After a two-day trial in Marion Superior Court and two hours of deliberations starting at 3:45 p.m. today, the jury
returned with guilty verdicts on charges of fraud on a financial institution, check fraud and theft. A sentencing hearing
is scheduled for Sept. 23.
White, 52, could face jail time. He allegedly wrote the check to cover payroll as financial
and legal troubles were mounting for the company. The check, deposited to an account at The National Bank of Indianapolis,
was drawn on an account at JP Morgan Chase that never had a balance of more than $1,000, the prosecutor’s office said.
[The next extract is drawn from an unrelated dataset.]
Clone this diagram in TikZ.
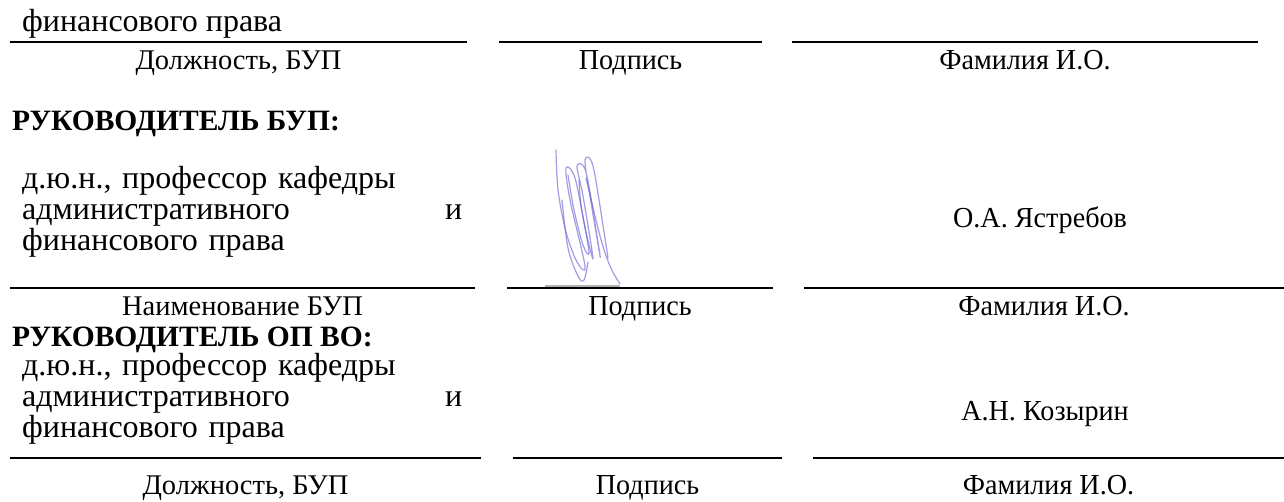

George Keely, an executive at The National Bank of Indianapolis, testified that the bank quickly closed 12 accounts
tied to White to limit the bank’s exposure after it learned of the bad check. But White promised the bank the money was coming,
so it waited several weeks before it launched a lawsuit and consulted with the prosecutor’s office in March 2008. Ultimately,
the bank lost about $382,000.
Defense attorney Thomas Collignon said White anticipated receiving funds from a deal
in Las Vegas and that he never intended to come up short in the account.
Premier built a reputation for taking
on daring projects with little margin for error, including Metropolis mall in Plainfield, but when credit markets tightened,
troubles quickly mounted. The company filed for Chapter 11 bankruptcy in April 2008. A month later, a judge converted the
case to Chapter 7 and ordered the company to be liquidated.